● **Source material**
==========

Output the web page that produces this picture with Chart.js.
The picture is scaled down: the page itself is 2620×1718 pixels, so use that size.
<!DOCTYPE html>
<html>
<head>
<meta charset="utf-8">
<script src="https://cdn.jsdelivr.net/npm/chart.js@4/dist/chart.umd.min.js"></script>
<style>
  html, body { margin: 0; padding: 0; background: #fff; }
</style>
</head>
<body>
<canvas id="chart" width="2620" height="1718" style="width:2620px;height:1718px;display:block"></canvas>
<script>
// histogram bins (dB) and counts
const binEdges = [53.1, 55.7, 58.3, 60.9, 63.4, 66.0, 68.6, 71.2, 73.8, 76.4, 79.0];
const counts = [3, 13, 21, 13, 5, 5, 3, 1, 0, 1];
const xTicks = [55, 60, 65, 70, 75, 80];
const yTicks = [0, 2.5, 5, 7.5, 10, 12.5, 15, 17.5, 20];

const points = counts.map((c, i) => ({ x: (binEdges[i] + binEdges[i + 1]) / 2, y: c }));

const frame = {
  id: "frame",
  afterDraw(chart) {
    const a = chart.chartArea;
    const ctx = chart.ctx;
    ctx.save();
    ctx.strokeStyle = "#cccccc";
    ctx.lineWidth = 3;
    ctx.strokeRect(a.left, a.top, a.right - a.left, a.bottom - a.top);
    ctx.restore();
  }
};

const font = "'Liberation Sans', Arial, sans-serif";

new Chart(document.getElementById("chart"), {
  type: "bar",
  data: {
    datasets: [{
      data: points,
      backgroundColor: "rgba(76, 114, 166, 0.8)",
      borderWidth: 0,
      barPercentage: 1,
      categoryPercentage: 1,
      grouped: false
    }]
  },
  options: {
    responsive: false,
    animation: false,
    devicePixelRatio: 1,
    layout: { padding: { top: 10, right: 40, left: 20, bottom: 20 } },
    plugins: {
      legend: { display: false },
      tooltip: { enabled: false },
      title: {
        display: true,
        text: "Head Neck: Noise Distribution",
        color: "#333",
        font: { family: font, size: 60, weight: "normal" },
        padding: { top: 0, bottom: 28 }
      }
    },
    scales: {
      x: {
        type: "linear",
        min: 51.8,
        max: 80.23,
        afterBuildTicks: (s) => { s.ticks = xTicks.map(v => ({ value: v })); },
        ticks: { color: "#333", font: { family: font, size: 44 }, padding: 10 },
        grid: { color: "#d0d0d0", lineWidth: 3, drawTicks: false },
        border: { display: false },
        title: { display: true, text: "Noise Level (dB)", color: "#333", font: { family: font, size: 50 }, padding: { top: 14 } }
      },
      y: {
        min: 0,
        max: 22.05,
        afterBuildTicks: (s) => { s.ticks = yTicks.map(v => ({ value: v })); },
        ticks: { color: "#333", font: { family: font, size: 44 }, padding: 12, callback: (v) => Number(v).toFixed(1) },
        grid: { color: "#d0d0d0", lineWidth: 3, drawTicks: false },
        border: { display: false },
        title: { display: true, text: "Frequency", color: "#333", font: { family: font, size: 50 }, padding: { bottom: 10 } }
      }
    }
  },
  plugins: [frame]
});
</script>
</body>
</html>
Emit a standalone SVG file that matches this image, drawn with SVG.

==========

Each entry above needs to be retyped exactly.

● **Final result**
Output the web page that produces this picture with Chart.js.
The picture is scaled down: the page itself is 2620×1718 pixels, so use that size.
<!DOCTYPE html>
<html>
<head>
<meta charset="utf-8">
<script src="https://cdn.jsdelivr.net/npm/chart.js@4/dist/chart.umd.min.js"></script>
<style>
  html, body { margin: 0; padding: 0; background: #fff; }
</style>
</head>
<body>
<canvas id="chart" width="2620" height="1718" style="width:2620px;height:1718px;display:block"></canvas>
<script>
// histogram bins (dB) and counts
const binEdges = [53.1, 55.7, 58.3, 60.9, 63.4, 66.0, 68.6, 71.2, 73.8, 76.4, 79.0];
const counts = [3, 13, 21, 13, 5, 5, 3, 1, 0, 1];
const xTicks = [55, 60, 65, 70, 75, 80];
const yTicks = [0, 2.5, 5, 7.5, 10, 12.5, 15, 17.5, 20];

const points = counts.map((c, i) => ({ x: (binEdges[i] + binEdges[i + 1]) / 2, y: c }));

const frame = {
  id: "frame",
  afterDraw(chart) {
    const a = chart.chartArea;
    const ctx = chart.ctx;
    ctx.save();
    ctx.strokeStyle = "#cccccc";
    ctx.lineWidth = 3;
    ctx.strokeRect(a.left, a.top, a.right - a.left, a.bottom - a.top);
    ctx.restore();
  }
};

const font = "'Liberation Sans', Arial, sans-serif";

new Chart(document.getElementById("chart"), {
  type: "bar",
  data: {
    datasets: [{
      data: points,
      backgroundColor: "rgba(76, 114, 166, 0.8)",
      borderWidth: 0,
      barPercentage: 1,
      categoryPercentage: 1,
      grouped: false
    }]
  },
  options: {
    responsive: false,
    animation: false,
    devicePixelRatio: 1,
    layout: { padding: { top: 10, right: 40, left: 20, bottom: 20 } },
    plugins: {
      legend: { display: false },
      tooltip: { enabled: false },
      title: {
        display: true,
        text: "Head Neck: Noise Distribution",
        color: "#333",
        font: { family: font, size: 60, weight: "normal" },
        padding: { top: 0, bottom: 28 }
      }
    },
    scales: {
      x: {
        type: "linear",
        min: 51.8,
        max: 80.23,
        afterBuildTicks: (s) => { s.ticks = xTicks.map(v => ({ value: v })); },
        ticks: { color: "#333", font: { family: font, size: 44 }, padding: 10 },
        grid: { color: "#d0d0d0", lineWidth: 3, drawTicks: false },
        border: { display: false },
        title: { display: true, text: "Noise Level (dB)", color: "#333", font: { family: font, size: 50 }, padding: { top: 14 } }
      },
      y: {
        min: 0,
        max: 22.05,
        afterBuildTicks: (s) => { s.ticks = yTicks.map(v => ({ value: v })); },
        ticks: { color: "#333", font: { family: font, size: 44 }, padding: 12, callback: (v) => Number(v).toFixed(1) },
        grid: { color: "#d0d0d0", lineWidth: 3, drawTicks: false },
        border: { display: false },
        title: { display: true, text: "Frequency", color: "#333", font: { family: font, size: 50 }, padding: { bottom: 10 } }
      }
    }
  },
  plugins: [frame]
});
</script>
</body>
</html>
Emit a standalone SVG file that matches this image, drawn with SVG.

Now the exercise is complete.